Frequently Asked Questions
How do I choose the stoichiometric ratio for titration?
Use the balanced chemical equation. The stoichiometric ratio is the number of titrant moles that react per mole of analyte (or vice versa, depending on your calculator setup). For HCl + NaOH, the ratio is 1 because coefficients are 1 and 1. For H2SO4 + 2 NaOH, it is 2.
Why does the equivalence-point pH come out near 7?
At the equivalence point of a strong acid–strong base titration, H+ and OH− neutralize completely. The remaining solution is essentially neutral water, so pH is about 7.00 at 25°C. If you use weak acids/bases, the equivalence-point pH will generally differ.

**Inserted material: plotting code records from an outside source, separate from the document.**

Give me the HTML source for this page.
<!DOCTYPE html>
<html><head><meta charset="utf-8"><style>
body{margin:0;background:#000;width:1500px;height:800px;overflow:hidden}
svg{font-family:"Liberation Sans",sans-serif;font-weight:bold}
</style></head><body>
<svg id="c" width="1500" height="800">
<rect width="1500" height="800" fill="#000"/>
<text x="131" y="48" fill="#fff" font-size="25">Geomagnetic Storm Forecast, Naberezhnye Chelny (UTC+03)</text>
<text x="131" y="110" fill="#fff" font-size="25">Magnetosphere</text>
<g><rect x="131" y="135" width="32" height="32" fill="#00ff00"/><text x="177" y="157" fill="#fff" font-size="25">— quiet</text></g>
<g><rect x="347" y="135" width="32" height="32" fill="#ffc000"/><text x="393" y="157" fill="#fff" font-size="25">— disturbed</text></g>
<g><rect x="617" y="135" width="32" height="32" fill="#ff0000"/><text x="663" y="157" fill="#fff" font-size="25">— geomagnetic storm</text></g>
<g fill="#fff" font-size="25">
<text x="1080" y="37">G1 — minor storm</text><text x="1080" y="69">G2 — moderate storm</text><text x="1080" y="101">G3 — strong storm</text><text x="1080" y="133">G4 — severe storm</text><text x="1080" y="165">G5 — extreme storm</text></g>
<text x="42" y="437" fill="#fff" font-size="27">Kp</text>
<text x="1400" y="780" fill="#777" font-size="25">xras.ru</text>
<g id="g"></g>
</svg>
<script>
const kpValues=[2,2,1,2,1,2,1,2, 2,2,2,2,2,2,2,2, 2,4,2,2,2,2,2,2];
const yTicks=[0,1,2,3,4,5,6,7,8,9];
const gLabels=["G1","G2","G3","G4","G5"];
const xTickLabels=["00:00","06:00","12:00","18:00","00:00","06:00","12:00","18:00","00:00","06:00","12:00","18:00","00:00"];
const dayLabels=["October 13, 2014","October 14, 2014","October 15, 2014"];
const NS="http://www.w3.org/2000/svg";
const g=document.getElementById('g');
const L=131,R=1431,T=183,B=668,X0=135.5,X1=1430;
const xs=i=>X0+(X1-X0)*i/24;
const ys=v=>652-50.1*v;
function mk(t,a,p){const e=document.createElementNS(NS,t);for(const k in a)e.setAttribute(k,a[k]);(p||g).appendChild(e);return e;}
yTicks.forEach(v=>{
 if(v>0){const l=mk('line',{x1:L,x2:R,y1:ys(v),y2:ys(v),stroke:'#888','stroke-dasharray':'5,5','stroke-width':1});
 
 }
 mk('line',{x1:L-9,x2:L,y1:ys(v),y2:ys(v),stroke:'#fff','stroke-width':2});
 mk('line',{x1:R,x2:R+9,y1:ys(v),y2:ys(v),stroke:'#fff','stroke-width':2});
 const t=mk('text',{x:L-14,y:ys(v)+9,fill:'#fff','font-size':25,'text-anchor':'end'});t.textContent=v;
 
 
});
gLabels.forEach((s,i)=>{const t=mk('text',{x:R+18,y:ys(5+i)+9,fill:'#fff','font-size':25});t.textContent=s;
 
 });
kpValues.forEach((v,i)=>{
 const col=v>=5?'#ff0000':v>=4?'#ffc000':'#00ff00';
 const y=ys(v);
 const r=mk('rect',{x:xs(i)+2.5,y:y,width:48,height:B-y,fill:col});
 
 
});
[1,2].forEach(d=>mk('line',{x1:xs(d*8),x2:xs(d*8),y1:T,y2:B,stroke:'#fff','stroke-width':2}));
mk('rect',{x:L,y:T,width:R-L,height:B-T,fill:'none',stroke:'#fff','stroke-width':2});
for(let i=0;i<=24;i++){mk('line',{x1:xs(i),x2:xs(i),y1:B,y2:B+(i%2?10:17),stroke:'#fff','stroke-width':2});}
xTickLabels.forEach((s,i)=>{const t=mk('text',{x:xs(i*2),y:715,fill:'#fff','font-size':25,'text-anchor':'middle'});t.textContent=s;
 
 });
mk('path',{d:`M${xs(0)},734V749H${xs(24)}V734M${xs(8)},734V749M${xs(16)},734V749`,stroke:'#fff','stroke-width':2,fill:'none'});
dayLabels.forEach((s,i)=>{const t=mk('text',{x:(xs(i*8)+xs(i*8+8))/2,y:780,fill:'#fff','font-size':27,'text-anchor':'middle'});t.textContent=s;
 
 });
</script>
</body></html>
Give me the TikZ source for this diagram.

What units should I enter in the Titration Calculator?
Enter concentrations as molarity in mol/L (M). Enter volumes for both analyte and titrant in mL or liters; the calculator converts to liters internally. Consistent units are essential for correct results. If you switch unit choices, the displayed conversions update automatically.
Can I use this calculator for weak acids or weak bases?
The calculator focuses on strong acid–strong base and strong acid/strong base equivalence behavior. For weak acids or weak bases, equivalence-point pH depends on conjugate acid/base hydrolysis and may require Ka/Kb. You can still use the molarity part if stoichiometry is correct.
What if my endpoint volume is an average from multiple trials?
You should enter the average titrant volume at the endpoint. If your trials vary, the analyte molarity will also vary. For best practice, calculate each trial’s analyte concentration and then average, or report a mean and uncertainty to show experimental variability.
Bottom Line
A Titration Calculator saves time and reduces unit and stoichiometry errors. Enter your standardized titrant concentration, endpoint volume, analyte volume, and the correct balanced-equation ratio to compute analyte molarity and check equivalence-point behavior.